Ao elencar como o país promove violações maciças aos direitos fundamentais da população negra, a ADPF justifica a existência de um estado inconstitucional das coisas. “Sistematicamente o Estado brasileiro esvazia as políticas públicas e decisões judiciais que garantem a vida da população negra, ignorando que para garantir a igualdade em nosso país é preciso verificar os processos de desigualdade”, pontua o texto. 

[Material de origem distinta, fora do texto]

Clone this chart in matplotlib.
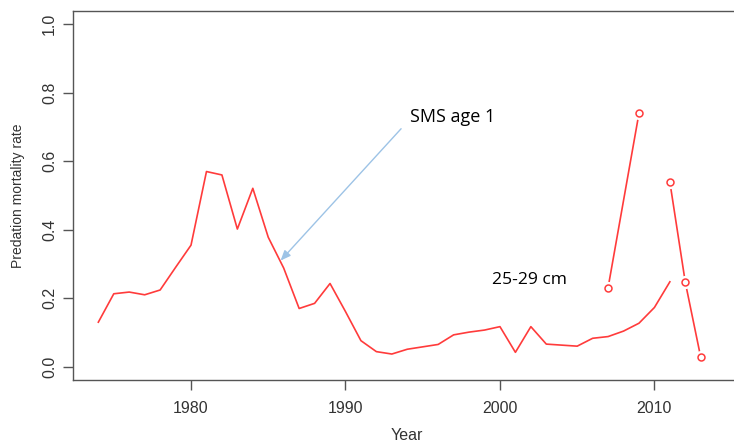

Proposições da ADPF visam o Bem Viver da população negra 

Diante disso, a ação prevê que o STF determine ao Poder Executivo a necessidade da elaboração e implementação de um Plano Nacional de Enfrentamento ao Racismo Institucional e à Política de Morte ao Povo Preto, no prazo de um ano. Neste plano devem estar incluídas questões como: 

  • A obrigatoriedade da União, Estados, Distrito Federal e Municípios reconhecerem e adotarem medidas para o enfrentamento ao racismo institucional nas instituições públicas e privadas; 
  • A determinação para que os planos de Segurança Pública e Defesa Social contenham obrigatoriamente políticas e ações voltadas para a redução da letalidade e violência policial, o enfrentamento ao racismo institucional nos órgãos de segurança pública e diretrizes para a implementação de protocolos relativos à abordagem policial e ao uso da força alinhados aos direitos fundamentais;
  • A determinação de políticas voltadas para a garantia do pleno exercício dos direitos políticos da população negra, considerando medidas que visem mitigar a violência política à candidatas e mandatários negros;
  • Estabelecimento de centros de referência multidisciplinares para o atendimento de pessoas vítimas do racismo institucional, com a priorização do atendimento de mães e órfãos vítimas da violência institucional;
  • A necessidade de proteção dos espaços de exercício de fé das religiões de matriz africana, bem como de suas liturgias;
  • A determinação de ampliação do Programa Restaurante Popular com oferta obrigatória de refeições matinais e noturnas e gratuidade estendida em todas as unidades do país para pessoas em situação de rua, adicção e presumidamente em situação de miserabilidade;
  • A determinação da ampliação das políticas públicas voltadas para a garantia do direito à alimentação, segurança alimentar e nutricional da população negra, povos e comunidades tradicionais.